**Prompt:** Transcribe the material in full. Nothing should differ except that the pictures are left out.

**Information provided:**

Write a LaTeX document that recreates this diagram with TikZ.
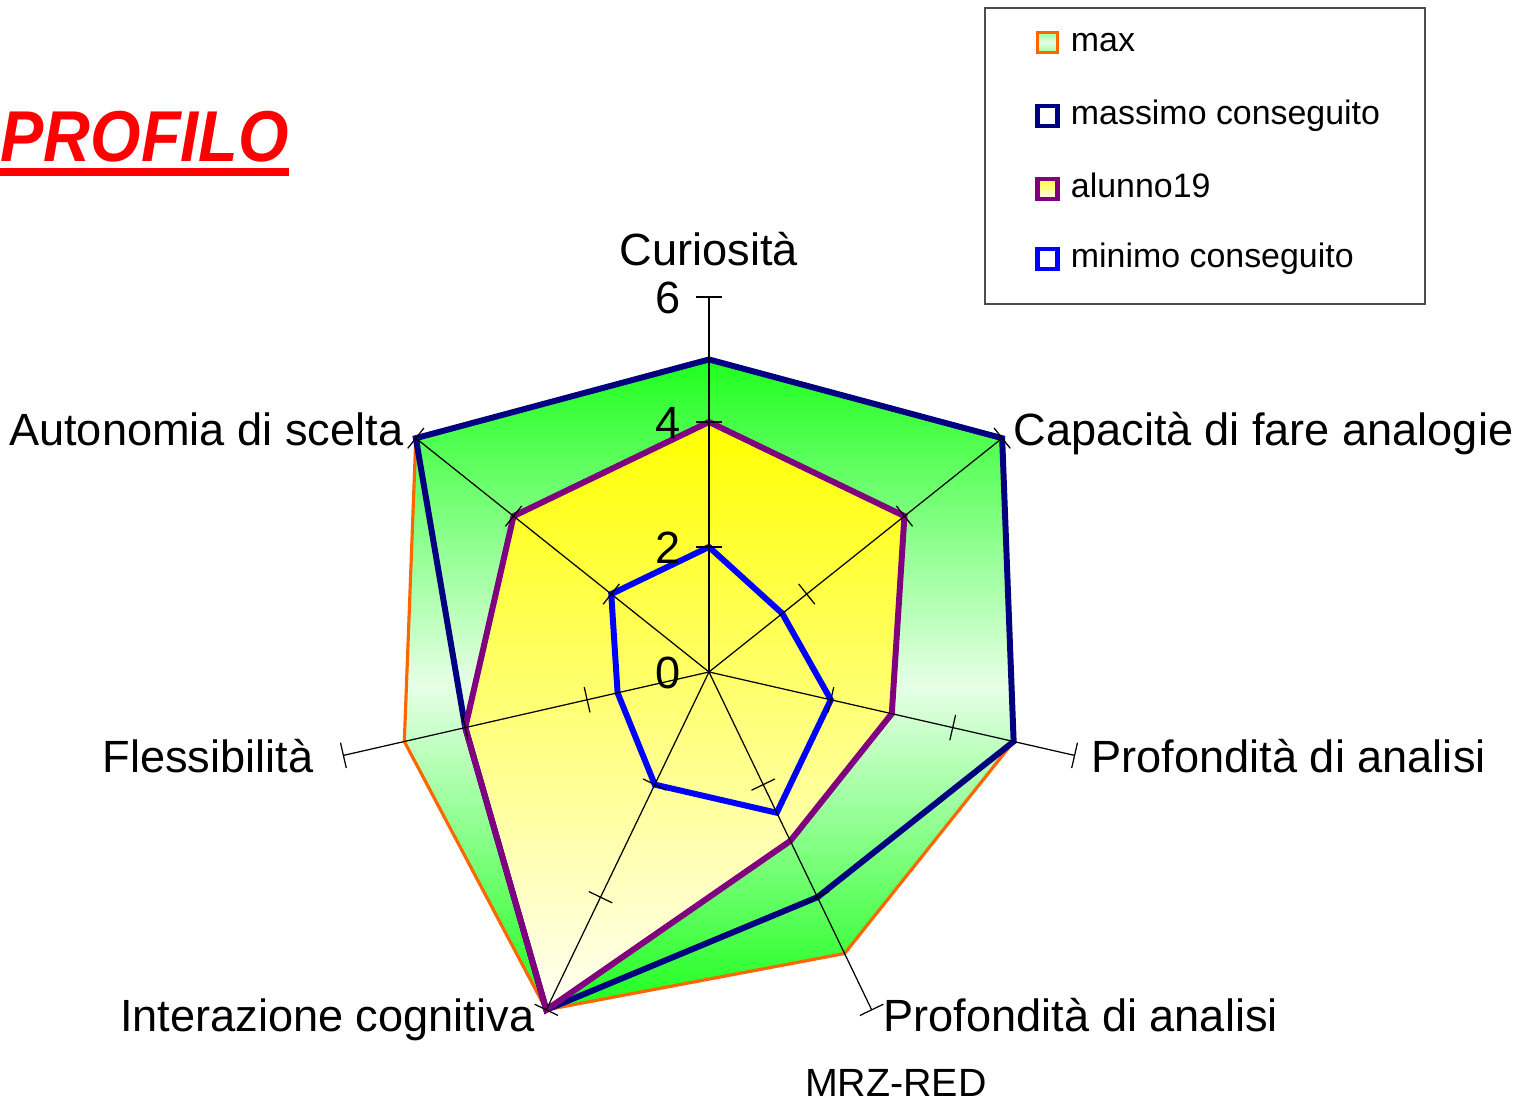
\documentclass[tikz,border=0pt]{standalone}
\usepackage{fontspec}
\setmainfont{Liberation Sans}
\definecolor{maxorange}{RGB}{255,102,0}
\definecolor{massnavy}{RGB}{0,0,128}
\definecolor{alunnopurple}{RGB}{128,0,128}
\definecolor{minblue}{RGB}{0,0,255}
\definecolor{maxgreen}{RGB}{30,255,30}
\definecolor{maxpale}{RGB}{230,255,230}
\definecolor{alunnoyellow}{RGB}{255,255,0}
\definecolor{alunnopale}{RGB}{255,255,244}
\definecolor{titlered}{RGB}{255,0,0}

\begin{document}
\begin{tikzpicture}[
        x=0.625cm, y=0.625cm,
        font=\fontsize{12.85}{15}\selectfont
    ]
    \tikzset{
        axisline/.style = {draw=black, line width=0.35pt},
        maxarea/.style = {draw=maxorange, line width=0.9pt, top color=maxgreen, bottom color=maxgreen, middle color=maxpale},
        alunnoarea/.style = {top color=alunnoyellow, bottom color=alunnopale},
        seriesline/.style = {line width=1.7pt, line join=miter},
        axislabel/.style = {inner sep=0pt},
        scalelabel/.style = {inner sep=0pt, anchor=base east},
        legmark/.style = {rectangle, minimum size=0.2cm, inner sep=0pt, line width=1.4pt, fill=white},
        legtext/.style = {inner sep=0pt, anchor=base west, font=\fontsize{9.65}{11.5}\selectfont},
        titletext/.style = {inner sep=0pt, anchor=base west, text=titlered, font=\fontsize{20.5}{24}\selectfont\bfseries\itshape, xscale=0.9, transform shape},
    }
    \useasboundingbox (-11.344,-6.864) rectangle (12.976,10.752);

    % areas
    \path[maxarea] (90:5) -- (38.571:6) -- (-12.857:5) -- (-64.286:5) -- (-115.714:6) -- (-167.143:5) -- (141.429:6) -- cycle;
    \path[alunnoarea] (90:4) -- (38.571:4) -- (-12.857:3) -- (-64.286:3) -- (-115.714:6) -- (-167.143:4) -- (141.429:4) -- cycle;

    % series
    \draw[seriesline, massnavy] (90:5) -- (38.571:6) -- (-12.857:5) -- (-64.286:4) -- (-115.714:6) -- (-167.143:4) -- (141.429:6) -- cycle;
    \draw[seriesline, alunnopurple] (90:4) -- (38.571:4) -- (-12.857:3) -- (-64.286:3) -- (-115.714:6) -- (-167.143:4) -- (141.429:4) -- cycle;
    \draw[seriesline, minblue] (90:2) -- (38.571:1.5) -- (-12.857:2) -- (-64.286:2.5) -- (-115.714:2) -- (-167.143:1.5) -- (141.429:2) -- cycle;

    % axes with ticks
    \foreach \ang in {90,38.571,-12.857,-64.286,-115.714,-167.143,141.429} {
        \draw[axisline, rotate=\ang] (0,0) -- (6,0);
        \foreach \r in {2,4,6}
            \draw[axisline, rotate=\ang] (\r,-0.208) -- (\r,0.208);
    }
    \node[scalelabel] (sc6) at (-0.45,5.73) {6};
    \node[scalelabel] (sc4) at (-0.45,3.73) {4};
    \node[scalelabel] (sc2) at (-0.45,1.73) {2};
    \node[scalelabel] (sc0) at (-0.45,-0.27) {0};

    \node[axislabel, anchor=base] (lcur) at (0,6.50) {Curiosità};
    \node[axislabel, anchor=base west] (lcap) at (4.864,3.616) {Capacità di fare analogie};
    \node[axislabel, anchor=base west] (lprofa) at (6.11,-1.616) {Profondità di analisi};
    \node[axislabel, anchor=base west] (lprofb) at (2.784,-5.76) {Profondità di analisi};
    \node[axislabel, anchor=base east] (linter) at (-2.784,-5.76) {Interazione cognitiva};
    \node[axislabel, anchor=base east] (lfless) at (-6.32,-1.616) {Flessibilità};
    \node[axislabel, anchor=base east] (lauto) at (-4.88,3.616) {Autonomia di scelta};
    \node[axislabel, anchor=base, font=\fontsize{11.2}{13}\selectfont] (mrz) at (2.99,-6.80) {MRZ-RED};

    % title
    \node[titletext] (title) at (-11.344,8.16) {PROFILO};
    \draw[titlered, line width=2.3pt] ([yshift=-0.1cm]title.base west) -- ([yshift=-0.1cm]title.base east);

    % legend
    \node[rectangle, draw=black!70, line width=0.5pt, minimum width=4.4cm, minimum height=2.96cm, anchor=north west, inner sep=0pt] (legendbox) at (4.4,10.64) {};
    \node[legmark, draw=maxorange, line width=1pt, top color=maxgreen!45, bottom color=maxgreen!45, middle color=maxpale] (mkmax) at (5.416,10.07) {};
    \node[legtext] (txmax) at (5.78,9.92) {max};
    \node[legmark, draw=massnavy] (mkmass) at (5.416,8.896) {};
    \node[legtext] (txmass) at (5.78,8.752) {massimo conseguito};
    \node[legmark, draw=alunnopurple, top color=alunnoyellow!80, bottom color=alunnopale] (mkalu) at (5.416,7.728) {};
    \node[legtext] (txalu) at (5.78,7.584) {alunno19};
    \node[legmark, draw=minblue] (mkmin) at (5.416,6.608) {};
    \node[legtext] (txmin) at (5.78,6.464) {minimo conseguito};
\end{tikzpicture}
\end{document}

**Solution to this exercise:**
Write a LaTeX document that recreates this diagram with TikZ.
\documentclass[tikz,border=0pt]{standalone}
\usepackage{fontspec}
\setmainfont{Liberation Sans}
\definecolor{maxorange}{RGB}{255,102,0}
\definecolor{massnavy}{RGB}{0,0,128}
\definecolor{alunnopurple}{RGB}{128,0,128}
\definecolor{minblue}{RGB}{0,0,255}
\definecolor{maxgreen}{RGB}{30,255,30}
\definecolor{maxpale}{RGB}{230,255,230}
\definecolor{alunnoyellow}{RGB}{255,255,0}
\definecolor{alunnopale}{RGB}{255,255,244}
\definecolor{titlered}{RGB}{255,0,0}

\begin{document}
\begin{tikzpicture}[
        x=0.625cm, y=0.625cm,
        font=\fontsize{12.85}{15}\selectfont
    ]
    \tikzset{
        axisline/.style = {draw=black, line width=0.35pt},
        maxarea/.style = {draw=maxorange, line width=0.9pt, top color=maxgreen, bottom color=maxgreen, middle color=maxpale},
        alunnoarea/.style = {top color=alunnoyellow, bottom color=alunnopale},
        seriesline/.style = {line width=1.7pt, line join=miter},
        axislabel/.style = {inner sep=0pt},
        scalelabel/.style = {inner sep=0pt, anchor=base east},
        legmark/.style = {rectangle, minimum size=0.2cm, inner sep=0pt, line width=1.4pt, fill=white},
        legtext/.style = {inner sep=0pt, anchor=base west, font=\fontsize{9.65}{11.5}\selectfont},
        titletext/.style = {inner sep=0pt, anchor=base west, text=titlered, font=\fontsize{20.5}{24}\selectfont\bfseries\itshape, xscale=0.9, transform shape},
    }
    \useasboundingbox (-11.344,-6.864) rectangle (12.976,10.752);

    % areas
    \path[maxarea] (90:5) -- (38.571:6) -- (-12.857:5) -- (-64.286:5) -- (-115.714:6) -- (-167.143:5) -- (141.429:6) -- cycle;
    \path[alunnoarea] (90:4) -- (38.571:4) -- (-12.857:3) -- (-64.286:3) -- (-115.714:6) -- (-167.143:4) -- (141.429:4) -- cycle;

    % series
    \draw[seriesline, massnavy] (90:5) -- (38.571:6) -- (-12.857:5) -- (-64.286:4) -- (-115.714:6) -- (-167.143:4) -- (141.429:6) -- cycle;
    \draw[seriesline, alunnopurple] (90:4) -- (38.571:4) -- (-12.857:3) -- (-64.286:3) -- (-115.714:6) -- (-167.143:4) -- (141.429:4) -- cycle;
    \draw[seriesline, minblue] (90:2) -- (38.571:1.5) -- (-12.857:2) -- (-64.286:2.5) -- (-115.714:2) -- (-167.143:1.5) -- (141.429:2) -- cycle;

    % axes with ticks
    \foreach \ang in {90,38.571,-12.857,-64.286,-115.714,-167.143,141.429} {
        \draw[axisline, rotate=\ang] (0,0) -- (6,0);
        \foreach \r in {2,4,6}
            \draw[axisline, rotate=\ang] (\r,-0.208) -- (\r,0.208);
    }
    \node[scalelabel] (sc6) at (-0.45,5.73) {6};
    \node[scalelabel] (sc4) at (-0.45,3.73) {4};
    \node[scalelabel] (sc2) at (-0.45,1.73) {2};
    \node[scalelabel] (sc0) at (-0.45,-0.27) {0};

    \node[axislabel, anchor=base] (lcur) at (0,6.50) {Curiosità};
    \node[axislabel, anchor=base west] (lcap) at (4.864,3.616) {Capacità di fare analogie};
    \node[axislabel, anchor=base west] (lprofa) at (6.11,-1.616) {Profondità di analisi};
    \node[axislabel, anchor=base west] (lprofb) at (2.784,-5.76) {Profondità di analisi};
    \node[axislabel, anchor=base east] (linter) at (-2.784,-5.76) {Interazione cognitiva};
    \node[axislabel, anchor=base east] (lfless) at (-6.32,-1.616) {Flessibilità};
    \node[axislabel, anchor=base east] (lauto) at (-4.88,3.616) {Autonomia di scelta};
    \node[axislabel, anchor=base, font=\fontsize{11.2}{13}\selectfont] (mrz) at (2.99,-6.80) {MRZ-RED};

    % title
    \node[titletext] (title) at (-11.344,8.16) {PROFILO};
    \draw[titlered, line width=2.3pt] ([yshift=-0.1cm]title.base west) -- ([yshift=-0.1cm]title.base east);

    % legend
    \node[rectangle, draw=black!70, line width=0.5pt, minimum width=4.4cm, minimum height=2.96cm, anchor=north west, inner sep=0pt] (legendbox) at (4.4,10.64) {};
    \node[legmark, draw=maxorange, line width=1pt, top color=maxgreen!45, bottom color=maxgreen!45, middle color=maxpale] (mkmax) at (5.416,10.07) {};
    \node[legtext] (txmax) at (5.78,9.92) {max};
    \node[legmark, draw=massnavy] (mkmass) at (5.416,8.896) {};
    \node[legtext] (txmass) at (5.78,8.752) {massimo conseguito};
    \node[legmark, draw=alunnopurple, top color=alunnoyellow!80, bottom color=alunnopale] (mkalu) at (5.416,7.728) {};
    \node[legtext] (txalu) at (5.78,7.584) {alunno19};
    \node[legmark, draw=minblue] (mkmin) at (5.416,6.608) {};
    \node[legtext] (txmin) at (5.78,6.464) {minimo conseguito};
\end{tikzpicture}
\end{document}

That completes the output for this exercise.